出典:公益財団法人東日本不動産流通機構「築年数から見た首都圏の不動産流通市場(2020年)」(http://www.reins.or.jp/pdf/trend/rt/rt_202102.pdf)

値引き率は、築31年以上となるとマンションも戸建ても20%を超えている状況です。実家の空き家の場合、築年数が築31年以上の物件が多いと思われます。つまり、築31年以上の戸建ては、統計上は20%以上の値引きをしないと売れる価格にならないということです。

公益財団法人東日本不動産流通機構によると、首都圏の築31年以上の戸建ての平均価格は以下のようになっています。

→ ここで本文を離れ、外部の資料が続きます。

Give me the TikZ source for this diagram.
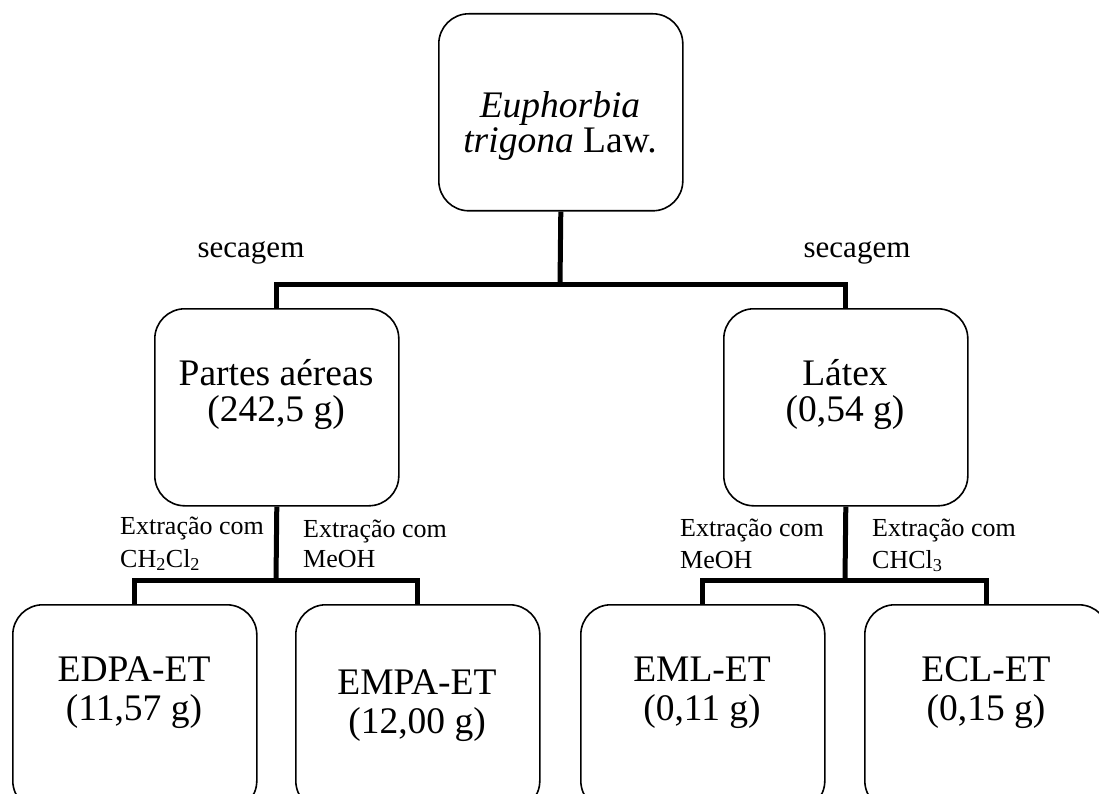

■ 首都圏の築31年以上の戸建ての平均価格(2020年)

売り出し価格:2711万円
成約価格:2018万円

出典:公益財団法人東日本不動産流通機構「築年数から見た首都圏の不動産流通市場(2020年)」(http://www.reins.or.jp/pdf/trend/rt/rt_202102.pdf)

売り出し価格と成約価格には700万円近くの差があり、大幅な値下げがなされていることがわかります。実家の売却では、「最後は叩き売るように値引きして売った」と経験談を語る人も多いです。

700万円も下げて売れば、本人的には相当に叩き売ったという感覚を覚えると思われます。売れない実家を売るには、相当な値引きが必要となる可能性は知っておいたほうがよいでしょう。

実家の空き家が売れない場合には、不動産会社を変えることも対策の一つです。売却可能性が高まる不動産会社としては、以下のような会社があります。

■ 売却可能性のある不動産会社

・古民家専門の不動産会社
・リフォーム工事も行う不動産会社

一つ目は、古民家専門の不動産会社です。

昨今は古民家ブームですので、古民家といっても築40年くらいで古民家と称して売却されている物件もあります。古民家専門の不動産会社には、古い家を好んで探す顧客が集まってくるため、古い家の売却確率が自然と上がります。

二つ目としては、リフォーム工事も行う工務店系の不動産会社が挙げられます。

工務店系の不動産会社には、自分でリフォームした家に住みたい顧客が集まります。工事費と物件価格をセットで考えているため、古い家でも予算に合えば買ってくれる可能性は高くなります。

取り壊して更地にして売ることも処分方法の一つです。

取り壊し費用は、木造戸建て住宅の場合、坪4万円~5万円程度かかります。一般住宅は30坪程度のものが多いため、取り壊し費用は120万円~150万円程度が目安となります。

更地にすると、注文住宅を建てたい人や不動産会社といった資金力の高い人たちがターゲットとなるため、売却しやすくなります。

買い取りで売却することも処分方法の一つです。

買い取りとは、転売を目的とした不動産会社への売却のことを指します。古家付きの物件を購入する不動産会社は、買い取ったあと、自分たちで取り壊して転売することが一般的です。

そのため、「取り壊し費用」と「不動産会社の転売益」の分だけ価格が安くなります。古家付きの物件の場合、買い取りによる売却価格の相場は、仲介による価格の50%程度です。

売れない空き家は、試しに空き家バンクに登録も試してみることも価値はあります。

空き家バンクとは、自治体が行っている不動産情報サイトのことです。空き家バンクは不動産会社が通常取り扱わない物件も掲載されているため、掘り出し物を目当てに物件を物色している人もいます。

期待値はそれほど高くはありませんが、登録しておけば売却できる確率は少し高まります。

以上、売れない実家の空き家について解説してきました。

空き家を持っている場合、「放っておくと土地の固定資産税が上がる可能性がある」「空き家だけ相続放棄することはできない」といったことを知っておく必要があります。

すでに述べたとおり、売れない空き家を売るには、「価格を2割以上値下げしてみる」「不動産会社を変える」といった方法があります。空き家の状況に応じて、自分に合った処分方法を試してみてください。